I notice that sometimes I even find it hard to love my kids, when they have drawn all over my sofa and crunched Rice Krispies into the carpet for the thousandth time that day. Without the hard wired shackles of biology at play I might have just taken the first plane to Timbuktu by now.

I go on dates with men. They tell me that they are into BDSM and I reason to myself I can make it work. Once a guy showed up with considerably less teeth than advertised and I found myself imaging our romantic trip to the dentist together.

I’m somewhere between a dating hermit and a fanatic. I hide away in my shell and tell myself I’m ‘better’ alone and for the most part, I am. Then the inevitable tick tock of the wedding clock resounds in my head. I don’t want to be an old bride, filling up my wedding dress like cake batter. I don’t want to be the one they all say “finally” about during the ceremony while my mother gets drunk and tells half the congregation she thought it would never happen. My girlhood Disney dreams have been shattered. The only cake I’m cutting is a family sized Tesco Finest (only the finest for moi) chocolate gateaux at midnight, while I slope from the fridge to the sofa like an ape. “I will start drinking matcha 🍵 in the morning,” I tell myself. Matcha makes it all better. It basically cancels a chocolate gateaux.

There’s a wild travelling girl inside of me. She spends half her days knocking on my ribcage. She’s encased in mom jeans and carbonara stained sweaters. She’s the kind of girl I would want to marry, if I were a guy.

I catch sight of myself hurrying through town in the muddy windows of a stranger’s Vauxhall Astra. I look a mess. I look stressed. I’m covered in screaming mini versions of myself that need feeding and keeping alive. I’m an undesirable, saggy mess.

Then I give myself a massive, massive mental slap. Defeatism is not what I stand for, nor is low self esteem. My kids are fucking amazing (albeit crazy sometimes). All the wild travel girls will have pregnancies fired into them in the next ten years and the score will be even. A new wave of ludicrously beautiful women will replace them and so forth.
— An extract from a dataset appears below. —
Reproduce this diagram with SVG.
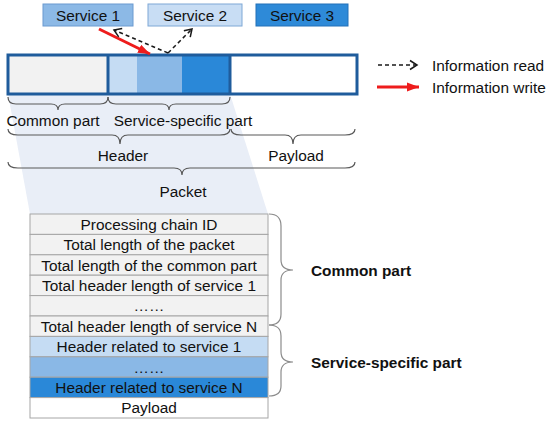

Sometimes people’s lives seem more exciting than they actually are. Maybe all these people having fun in Thailand are actually shitting their guts out and itching their fleas? Maybe they caught three different strains of chlamydia at once? Maybe they are boring as fuck and no amount of adventures will change that? Maybe the wild woman inside of me isn’t lost after all.....

Comparison is our most bitter poison. So I decided to stop drinking it. I decided to appreciate the beautiful pictures of my travelling friends and promised myself that I will go five star when my kids hit sixteen. I reasoned that a man worth having will love me regardless (although I still think he got lost in the mail), that my kids are not minuses but pluses.

I’m learning that I’m my own worst critic. I’ve got to stop judging myself. It’s toxic. It’s creating an unhealthy example for my kids. I have to believe in my own kind of beautiful. So should you.

You sometimes just have to be the love of your own life. Take yourself on dates, tell yourself you are beautiful. If you don’t believe it than who else will? It’s the age old bullshit: love yourself - and it’s disgustingly true.

How does one even start? It’s all well and good sifting through Pinterest and glumly reading quotes with nothing but your five chins for company, but actually implementing the concept into HD is a daunting task.

Start with baby steps. Just put your make-up on and smile at yourself. Take up a hobby you’ve always wanted to do. Write down a list of goals. Each night think of everything you are grateful for. Lose the weight you’ve always wanted to lose, say the things you are too afraid to say. Remember you are both a woman AND a mother. One does not cancel out the other.

Remind yourself of all the reasons why you are strong. Why you chose to do this journey alone, and if you didn’t choose it think of how far you’ve come already. Ditch anyone and anything that makes you feel less than. Unapologetically too. It’s your life. It’s your time, and time is finite. Feel inspired, fill yourself top to bottom with love and gratitude. Before you know it, the fears will get smaller and smaller.